L’article 44 accorde aux actes notariés une force exécutoire ; l’article 45 permet même au notaire d’octroyer lui-même cette force à ses propres actes et d’en délivrer une copie exécutoire. En cas de litige, nul besoin de jugement : le créancier peut exiger l’exécution immédiate du contrat, indépendamment de toute contestation. Cela remet en cause l’essence même de la justice. Comment un acte notarié pourrait-il anticiper tous les différends possibles, sans porter atteinte aux droits des parties ? Sans parler des cas où une exécution immédiate serait difficilement réversible, même en cas de décision judiciaire ultérieure annulant l’acte.

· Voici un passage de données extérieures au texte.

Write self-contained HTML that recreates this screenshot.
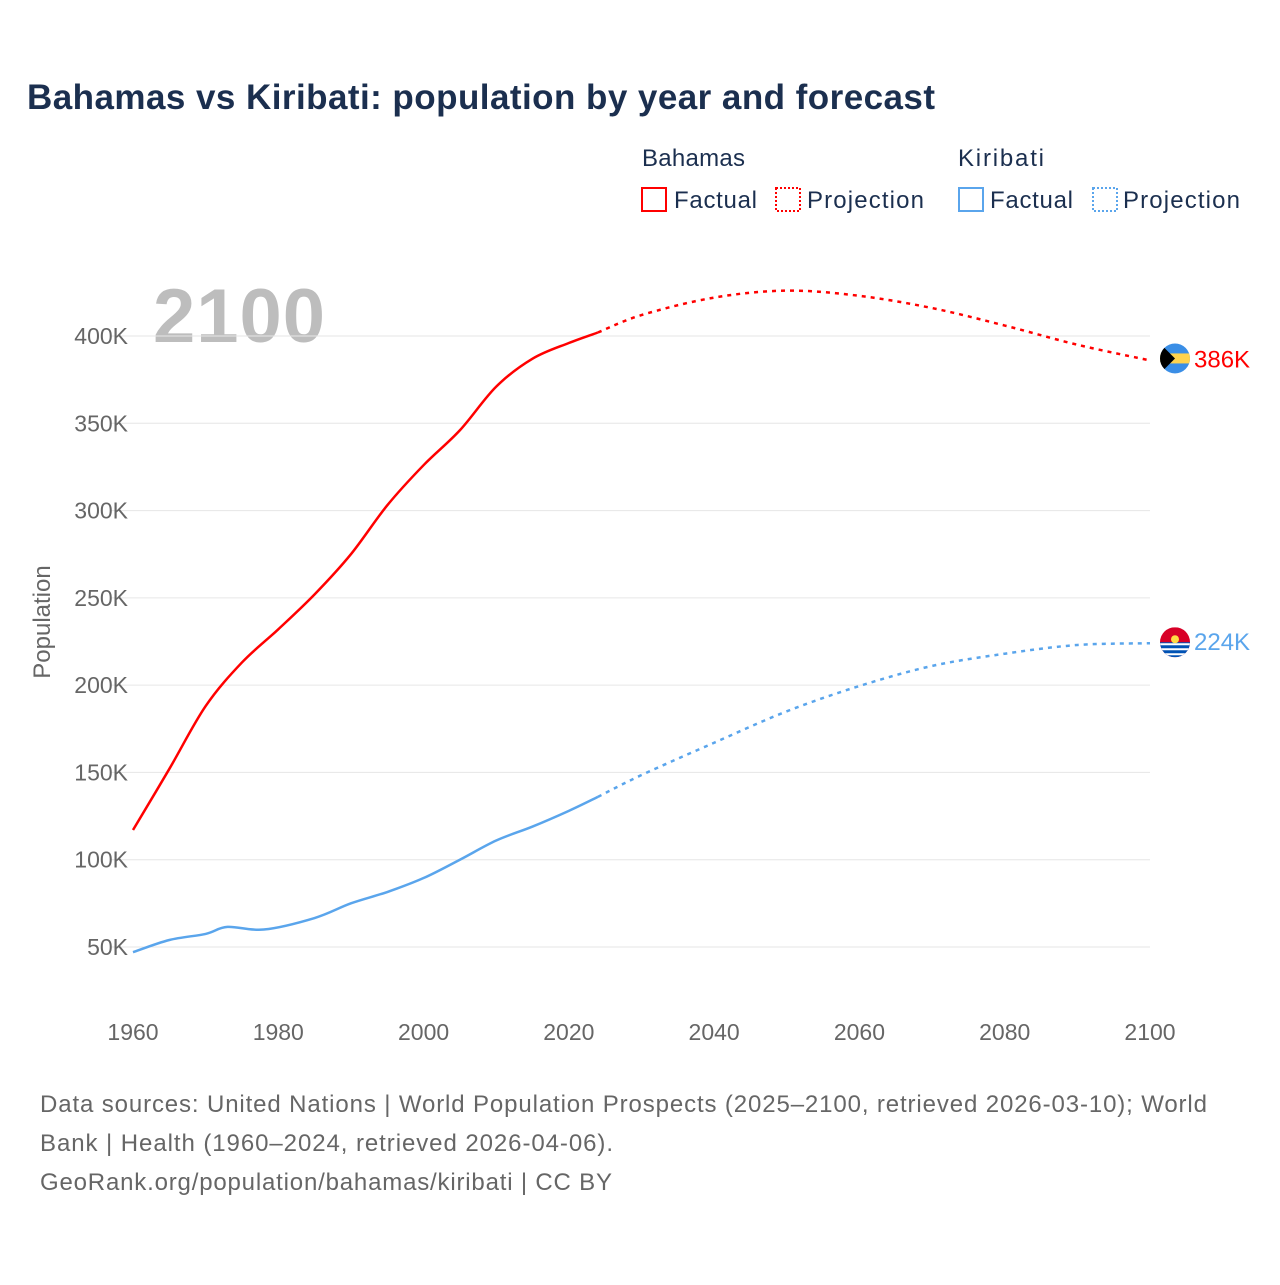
<!DOCTYPE html>
<html><head><meta charset="utf-8"><style>
body{margin:0;background:#fff;font-family:"Liberation Sans",sans-serif}
svg text{font-family:"Liberation Sans",sans-serif}
</style></head><body>
<svg id="chart" width="1280" height="1280" viewBox="0 0 1280 1280">
<text x="27" y="109" font-size="35" font-weight="bold" fill="#1b2f4f" textLength="908">Bahamas vs Kiribati: population by year and forecast</text>
<g font-size="24" fill="#1b2f4f">
<text x="642" y="166" textLength="103">Bahamas</text>
<text x="958" y="166" textLength="86">Kiribati</text>
<rect x="642" y="188" width="24" height="23" fill="none" stroke="#ff0000" stroke-width="2"/>
<text x="674" y="208" textLength="83">Factual</text>
<rect x="776" y="188" width="24" height="23" fill="none" stroke="#ff0000" stroke-width="2" stroke-dasharray="2,2"/>
<text x="807" y="208" textLength="117">Projection</text>
<rect x="959" y="188" width="24" height="23" fill="none" stroke="#5aa5ec" stroke-width="2"/>
<text x="990" y="208" textLength="83">Factual</text>
<rect x="1093" y="188" width="24" height="23" fill="none" stroke="#5aa5ec" stroke-width="2" stroke-dasharray="2,2"/>
<text x="1123" y="208" textLength="117">Projection</text>
</g>
<text x="153" y="342" font-size="76" font-weight="bold" fill="#bdbdbd" textLength="172">2100</text>
<text transform="translate(50,622) rotate(-90)" text-anchor="middle" font-size="24" fill="#666">Population</text>
<g id="grid"></g><g id="series"></g>
<g font-size="24" fill="#666">
<text x="40" y="1112" textLength="1167">Data sources: United Nations | World Population Prospects (2025–2100, retrieved 2026-03-10); World</text>
<text x="40" y="1151" textLength="573">Bank | Health (1960–2024, retrieved 2026-04-06).</text>
<text x="40" y="1190" textLength="572">GeoRank.org/population/bahamas/kiribati | CC BY</text>
</g>
</svg>
<script>
const years=[1960,1965,1970,1975,1980,1985,1990,1995,2000,2005,2010,2015,2020,2024,2030,2040,2050,2060,2070,2080,2090,2100];
const bahamas=[117,152,188,213,232,252,275,303,326,346,371,387,396,402,412,422,426,423,416,406,395,386];
const kyears=[1960,1965,1970,1973,1978,1985,1990,1995,2000,2005,2010,2015,2020,2024,2030,2040,2050,2060,2070,2080,2090,2100];
const kiribati=[47,54,57.5,61.5,60,66.6,75,81.5,89.5,100,111,119,128,136,148.5,167,185,199.5,211,218,223,224];
const yTicks=[50,100,150,200,250,300,350,400];
const xTicks=[1960,1980,2000,2020,2040,2060,2080,2100];
const projStart=2024;
const NS="http://www.w3.org/2000/svg";
const X=y=>133+(y-1960)*(1017/140);
const Y=v=>947-(v-50)*(611/350);
const grid=document.getElementById('grid'),ser=document.getElementById('series');
function mk(t,a,p){const e=document.createElementNS(NS,t);for(const k in a)e.setAttribute(k,a[k]);p.appendChild(e);return e;}
yTicks.forEach(v=>{
 const l=mk('line',{x1:110,x2:1150,y1:Y(v),y2:Y(v),stroke:'#e6e6e6','stroke-width':1},grid);
 
 
 const t=mk('text',{x:128,y:Y(v)+8,'text-anchor':'end','font-size':23,fill:'#666'},grid);t.textContent=v+'K';
 
 
});
xTicks.forEach(y=>{
 const t=mk('text',{x:X(y),y:1040,'text-anchor':'middle','font-size':23,fill:'#666'},grid);t.textContent=y;
 
 
});
function path(pts){let d='M'+pts[0][0]+','+pts[0][1];
 for(let i=0;i<pts.length-1;i++){const p0=pts[i-1]||pts[i],p1=pts[i],p2=pts[i+1],p3=pts[i+2]||p2;
 d+=' C'+(p1[0]+(p2[0]-p0[0])/6)+','+(p1[1]+(p2[1]-p0[1])/6)+' '+(p2[0]-(p3[0]-p1[0])/6)+','+(p2[1]-(p3[1]-p1[1])/6)+' '+p2[0]+','+p2[1];}
 return d;}
function draw(ys,vs,color,name){
 const pts=ys.map((y,i)=>[X(y),Y(vs[i])]);
 const k=ys.indexOf(projStart);
 const a=mk('path',{d:path(pts.slice(0,k+1)),fill:'none',stroke:color,'stroke-width':2.5},ser);
 
 
 const b=mk('path',{d:path(pts.slice(k)),fill:'none',stroke:color,'stroke-width':2.5,'stroke-dasharray':'4,5'},ser);
 
 
 const last=pts[pts.length-1];
 const t=mk('text',{x:1194,y:last[1]+7,'font-size':24,fill:color},ser);t.textContent=vs[vs.length-1]+'K';
 
 
 return last;
}
const bl=draw(years,bahamas,'#ff0000','bahamas');
const kl=draw(kyears,kiribati,'#5aa5ec','kiribati');
let g=mk('g',{transform:'translate(1175,'+(bl[1]-2)+')'},ser);


g.innerHTML='<clipPath id="cb"><circle r="15"/></clipPath><g clip-path="url(#cb)"><rect x="-15" y="-15" width="30" height="30" fill="#3a8ee6"/><rect x="-15" y="-5" width="30" height="10" fill="#ffd34d"/><polygon points="-15,-15 0,0 -15,15" fill="#000"/></g>';
g=mk('g',{transform:'translate(1175,'+(kl[1]-1)+')'},ser);


g.innerHTML='<clipPath id="ck"><circle r="15"/></clipPath><g clip-path="url(#ck)"><rect x="-15" y="-15" width="30" height="30" fill="#d80027"/><rect x="-15" y="0" width="30" height="15" fill="#0052b4"/><circle cx="0" cy="-3" r="4" fill="#ffda44"/><path d="M-15 2h30M-15 7h30M-15 12h30" stroke="#fff" stroke-width="2"/></g>';
</script>
</body></html>
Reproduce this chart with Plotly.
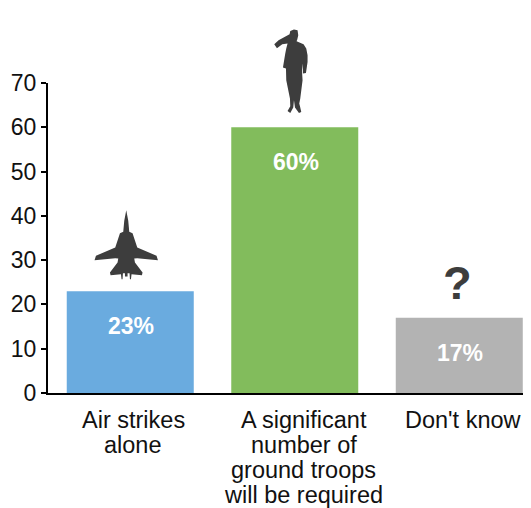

Autre entrave grave : l’article 66, paragraphe 2, impose qu’une personne intentant une action contre un notaire verse un dépôt de 10 000 dinars à la Trésorerie générale, non restituable sauf en cas de condamnation définitive du notaire. Cette disposition, inspirée à tort de procédures spécifiques aux avocats, est manifestement anticonstitutionnelle. Elle viole le droit d’accès à la justice, présume la mauvaise foi du plaignant, et offre une impunité injustifiée aux notaires — impunité dont ne bénéficie même pas un Premier ministre ou un membre du pouvoir judiciaire.

L’article 69 va plus loin encore en interdisant au client de contester l’ordonnance du président du tribunal de première instance relative au paiement des honoraires et frais du notaire. Cela prive le justiciable de son droit à la révision des décisions, et ouvre grand la porte à l’arbitraire et à la corruption.

Enfin, l’article 83 prévoit que l’Ordre des notaires statue à la fois sur les plaintes et sur les sanctions disciplinaires. Ce cumul viole le droit à un procès équitable, tant pour le client que pour le notaire. Les fonctions disciplinaires relèvent des autorités publiques, surtout lorsque le notaire est considéré — comme le rappelle l’article 1 du projet — comme un officier public. Ce statut est d’ailleurs en contradiction avec la qualification de profession indépendante, affirmée dans le même article.

Nombreuses sont les condamnations émises par les organisations nationales, associations de la société civile et juristes à l’encontre de ce projet, qui trahit un opportunisme clientéliste de la part de notaires apparemment unanimes à soutenir ces régressions. Les rares notaires attachés aux principes des droits humains ne se font pas entendre ou réduits au silence. Les notaires semblent préférer des privilèges de rente aux principes fondamentaux des droits de l’homme.

Ce projet pourrait bien être un nouveau coup de poignard dans le dos des droits humains en Tunisie. Il est à craindre qu’aucune voix responsable ne s’élève au sein de l’Assemblée pour enrayer cette dérive.